Le serre di Mario de’ Fiori

Una rassegna a Villa d’Este su fiori e giardini per comunicare secondo i codici visivi del periodo della controriforma la bellezza della vita, ma anche il suo tramonto.
Mario de' Fiori

Cosa fosse Roma alla fine del secolo sedicesimo, lo dimostra una rassegna preziosa a Villa d’Este a Tivoli. Fiori a non finire. E non nei giardini, ma nei quadri. Tanto che un pittore, Mario Nuzzi ne dipinse così tanti da venire chiamato appunto, Mario de’ Fiori. A lui è dedicata una via del centro della capitale.

 

Non è che a Roma prelati e nobili commissionassero quadri naturalistici solo per adornare le pareti dei loro palazzi. In verità, raffinati com’erano, nascondevano significati allegorici, detti morali, messaggi religiosi che i vari tipi di fiori, la loro bellezza o la secchezza, il turgore oppure la sfioritura comunicavano in codice a loro stessi e ai visitatori. Insomma, ogni tela era non solo bella da vedere, ma utile da far pensare. Certo, questo modo di comunicare a noi oggi può sembrare strano, artificiale, abituati come siamo alla chiarezza anche violenta degli spot pubblicitari.Ma in piena età controriformistica, dove l’arte doveva comunicare sentimenti elevati, questo modo di esprimersi era naturale. Simbolo e realtà andavano d’accordo, pure per la gente comune.

 

E’ perciò una gioia per gli occhi passeggiare attraverso le vaste stanze della Villa estense, dove 60 opere raccontano sia di Mario de’ Fiori, vissuto tra il 1603 e il 1673, sia dei suoi colleghi. C’è per esempio una tela, raffinatissima, di Erminia tra i pastori circondata da una ghirlanda. La scena dal poema del Tasso è racchiusa da un’esplosione floreale stupefacente: rose, margherite, tulipani, edere, tutti con colori attraversati da una luminosità abbagliante. La storia della guerriera in fuga si trasforma in una cascata di luce. Un altro quadro: Rose, anemoni doppi e altri fiori in un vaso scolpito all’antica, sempre di Mario. Osservando la tela e i colori così ricchi di vita, viene in rilievo l’anima del Seicento, un secolo che ha cantato a gioia di essere vivi come pochi.
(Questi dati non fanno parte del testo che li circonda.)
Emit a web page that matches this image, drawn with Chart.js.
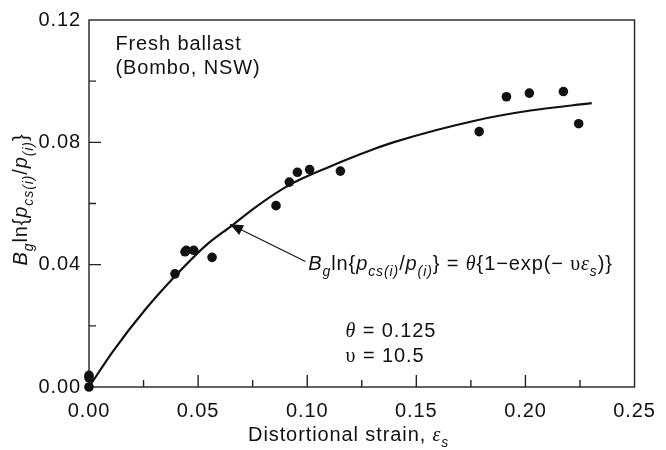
<!DOCTYPE html>
<html>
<head>
<meta charset="utf-8">
<script src="https://cdn.jsdelivr.net/npm/chart.js@4/dist/chart.umd.min.js"></script>
<style>
html,body{margin:0;padding:0;background:#fff;}
#wrap{width:666px;height:450px;position:relative;}
</style>
</head>
<body>
<div id="wrap"><canvas id="c" width="666" height="450"></canvas></div>
<script>
// ---- data ----
const pointsX = [0, 0, 0, 0.0394, 0.0440, 0.0446, 0.0480, 0.0564, 0.0857, 0.0918, 0.0955, 0.1011, 0.1152, 0.1788, 0.1913, 0.2018, 0.2174, 0.2244];
const pointsY = [0.0038, 0.0030, 0.0000, 0.0370, 0.0442, 0.0447, 0.0447, 0.0424, 0.0593, 0.0670, 0.0702, 0.0711, 0.0706, 0.0835, 0.0949, 0.0961, 0.0966, 0.0861];
const curveX = [0, 0.0109, 0.0259, 0.0394, 0.0536, 0.0655, 0.0767, 0.0917, 0.1095, 0.1306, 0.1394, 0.1783, 0.2023, 0.2304];
const curveY = [0, 0.0116, 0.0254, 0.0362, 0.0463, 0.0528, 0.0590, 0.0660, 0.0718, 0.0778, 0.0800, 0.0873, 0.0904, 0.0928];
const xTicks = [0, 0.05, 0.10, 0.15, 0.20, 0.25];
const yTicks = [0, 0.04, 0.08, 0.12];
const arrowTip = [0.0646, 0.0532];
const arrowTail = [0.0992, 0.0410];

const FONT = '"Liberation Sans", Arial, Helvetica, sans-serif';
const SERIF = '"Liberation Serif", "Times New Roman", serif';
const INK = '#111111';
const LS = '0.9px';
const FS = 20;

function fontFor(s, size) {
  const sz = s.sub ? Math.round(size * 0.72) : size;
  return (s.it ? 'italic ' : '') + sz + 'px ' + (s.serif ? SERIF : FONT);
}
function richWidth(ctx, segs, size) {
  let w = 0;
  for (const s of segs) { ctx.font = fontFor(s, size); w += ctx.measureText(s.t).width; }
  return w;
}
function drawRich(ctx, segs, x, y, size, align) {
  const w = richWidth(ctx, segs, size);
  let cx = align === 'center' ? x - w / 2 : x;
  ctx.textAlign = 'left';
  ctx.textBaseline = 'alphabetic';
  for (const s of segs) {
    ctx.font = fontFor(s, size);
    ctx.fillText(s.t, cx, y + (s.sub ? size * 0.3 : 0));
    cx += ctx.measureText(s.t).width;
  }
}

const eqSegs = [
  {t:'B', it:1}, {t:'g', it:1, sub:1}, {t:'ln{'}, {t:'p', it:1}, {t:'cs(i)', it:1, sub:1},
  {t:'/'}, {t:'p', it:1}, {t:'(i)', it:1, sub:1}, {t:'} = '}, {t:'θ', it:1, serif:1},
  {t:'{1−exp(− '}, {t:'υ', serif:1}, {t:'ε', it:1, serif:1}, {t:'s', it:1, sub:1}, {t:')}'}
];
const yLabelSegs = [
  {t:'B', it:1}, {t:'g', it:1, sub:1}, {t:'ln{'}, {t:'p', it:1}, {t:'cs(i)', it:1, sub:1},
  {t:'/'}, {t:'p', it:1}, {t:'(i)', it:1, sub:1}, {t:'}'}
];
const xLabelSegs = [{t:'Distortional strain, '}, {t:'ε', it:1, serif:1}, {t:'s', it:1, sub:1}];
const thetaSegs = [{t:'θ', it:1, serif:1}, {t:' = 0.125'}];
const upsSegs = [{t:'υ', serif:1}, {t:' = 10.5'}];

const decor = {
  id: 'decor',
  beforeDraw(chart) { chart.ctx.letterSpacing = LS; },
  afterDraw(chart) {
    const ctx = chart.ctx, a = chart.chartArea;
    const xs = chart.scales.x, ys = chart.scales.y;
    ctx.save();
    ctx.letterSpacing = LS;
    // arrow
    const tx = xs.getPixelForValue(arrowTip[0]), ty = ys.getPixelForValue(arrowTip[1]);
    const ex = xs.getPixelForValue(arrowTail[0]), ey = ys.getPixelForValue(arrowTail[1]);
    ctx.strokeStyle = INK; ctx.lineWidth = 1.1;
    ctx.beginPath(); ctx.moveTo(ex, ey); ctx.lineTo(tx, ty); ctx.stroke();
    const ang = Math.atan2(ty - ey, tx - ex), hl = 13, hw = 5.5;
    ctx.fillStyle = INK;
    ctx.beginPath();
    ctx.moveTo(tx, ty);
    ctx.lineTo(tx - hl * Math.cos(ang) + hw * Math.sin(ang), ty - hl * Math.sin(ang) - hw * Math.cos(ang));
    ctx.lineTo(tx - hl * Math.cos(ang) - hw * Math.sin(ang), ty - hl * Math.sin(ang) + hw * Math.cos(ang));
    ctx.closePath(); ctx.fill();
    // texts
    ctx.fillStyle = INK;
    drawRich(ctx, [{t:'Fresh ballast'}], xs.getPixelForValue(0.0121), ys.getPixelForValue(0.1102), FS, 'left');
    drawRich(ctx, [{t:'(Bombo, NSW)'}], xs.getPixelForValue(0.0121), ys.getPixelForValue(0.1025), FS, 'left');
    drawRich(ctx, eqSegs, xs.getPixelForValue(0.1005), ys.getPixelForValue(0.0384), FS, 'left');
    drawRich(ctx, thetaSegs, xs.getPixelForValue(0.1176), ys.getPixelForValue(0.0162), FS, 'left');
    drawRich(ctx, upsSegs, xs.getPixelForValue(0.1176), ys.getPixelForValue(0.0082), FS, 'left');
    drawRich(ctx, xLabelSegs, xs.getPixelForValue(0.119), 441, FS, 'center');
    ctx.save();
    ctx.translate(27, ys.getPixelForValue(0.0613));
    ctx.rotate(-Math.PI / 2);
    drawRich(ctx, yLabelSegs, 0, 0, FS, 'center');
    ctx.restore();
    ctx.restore();
  },
  beforeDatasetsDraw(chart) {
    const ctx = chart.ctx, a = chart.chartArea;
    const xs = chart.scales.x, ys = chart.scales.y;
    ctx.save();
    ctx.strokeStyle = '#222';
    ctx.lineWidth = 1.4;
    ctx.strokeRect(a.left, a.top, a.right - a.left, a.bottom - a.top);
    ctx.beginPath();
    for (let i = 1; i < 10; i++) {
      const px = xs.getPixelForValue(i * 0.025), len = i % 2 === 0 ? 12 : 7;
      ctx.moveTo(px, a.bottom); ctx.lineTo(px, a.bottom - len);
    }
    for (let i = 1; i < 6; i++) {
      const py = ys.getPixelForValue(i * 0.02), len = i % 2 === 0 ? 12 : 7;
      ctx.moveTo(a.left, py); ctx.lineTo(a.left + len, py);
    }
    ctx.stroke();
    ctx.restore();
  }
};

const scatterData = pointsX.map((x, i) => ({x, y: pointsY[i]}));
const curveData = curveX.map((x, i) => ({x, y: curveY[i]}));

new Chart(document.getElementById('c'), {
  type: 'scatter',
  data: {
    datasets: [
      { label: 'fit', data: curveData, showLine: true, borderColor: INK, borderWidth: 2.2,
        pointRadius: 0, cubicInterpolationMode: 'monotone', fill: false, order: 2 },
      { label: 'data', data: scatterData, pointRadius: 4.8, pointBackgroundColor: INK,
        pointBorderWidth: 0, borderColor: INK, order: 1, clip: false }
    ]
  },
  options: {
    responsive: false,
    animation: false,
    devicePixelRatio: 1,
    layout: { padding: { top: 15, right: 20, left: 0, bottom: 0 } },
    plugins: { legend: { display: false }, tooltip: { enabled: false } },
    scales: {
      x: {
        type: 'linear', min: 0, max: 0.25,
        grid: { display: false, drawTicks: false },
        border: { display: false },
        afterBuildTicks: s => { s.ticks = xTicks.map(v => ({value: v})); },
        afterFit: s => { s.height = 63; },
        ticks: { padding: 12, color: INK, font: { family: FONT, size: FS }, maxRotation: 0,
          callback: v => v.toFixed(2) }
      },
      y: {
        type: 'linear', min: 0, max: 0.12,
        grid: { display: false, drawTicks: false },
        border: { display: false },
        afterBuildTicks: s => { s.ticks = yTicks.map(v => ({value: v})); },
        afterFit: s => { s.width = 89; },
        ticks: { padding: 8, color: INK, font: { family: FONT, size: FS },
          callback: v => v.toFixed(2) }
      }
    }
  },
  plugins: [decor]
});
</script>
</body>
</html>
Qui i fiori, nel loro splendore pieno, sono immagini delle stagioni dell’esistenza umana, come di una giovinezza che non ha fine. Non diversamente si spiegherebbero i rosa che trascolorano in bianco, i blu in celeste, fino a quel garofano rosso che vorrebbe quasi uscire dal quadro.

 

Caravaggio ha aperto, col suo Canestro di frutta, sulla scia di Jan Brueghel il giovane, la strada a fare della cosiddetta “natura morta”- che poi è tutt’altro che defunta – un soggetto a sé stante nella storia della pittura. Caricandolo di significati allegorici, gli ha dato personalità. Oggi, ammirando le tele di Mario e dei suoi seguaci e ripensando che ad esse corrispondevano serre infiorate nei giardini di Villa d’Este, recuperiamo almeno un poco di amore per la natura e di rispetto per la sua bellezza esplosiva.

 

Flora Romana. Fiori e cultura nell’arte di Mario de’ Fiori. Tivoli, Villa d’Este. Fino al 31/10 (catalogo De Luca).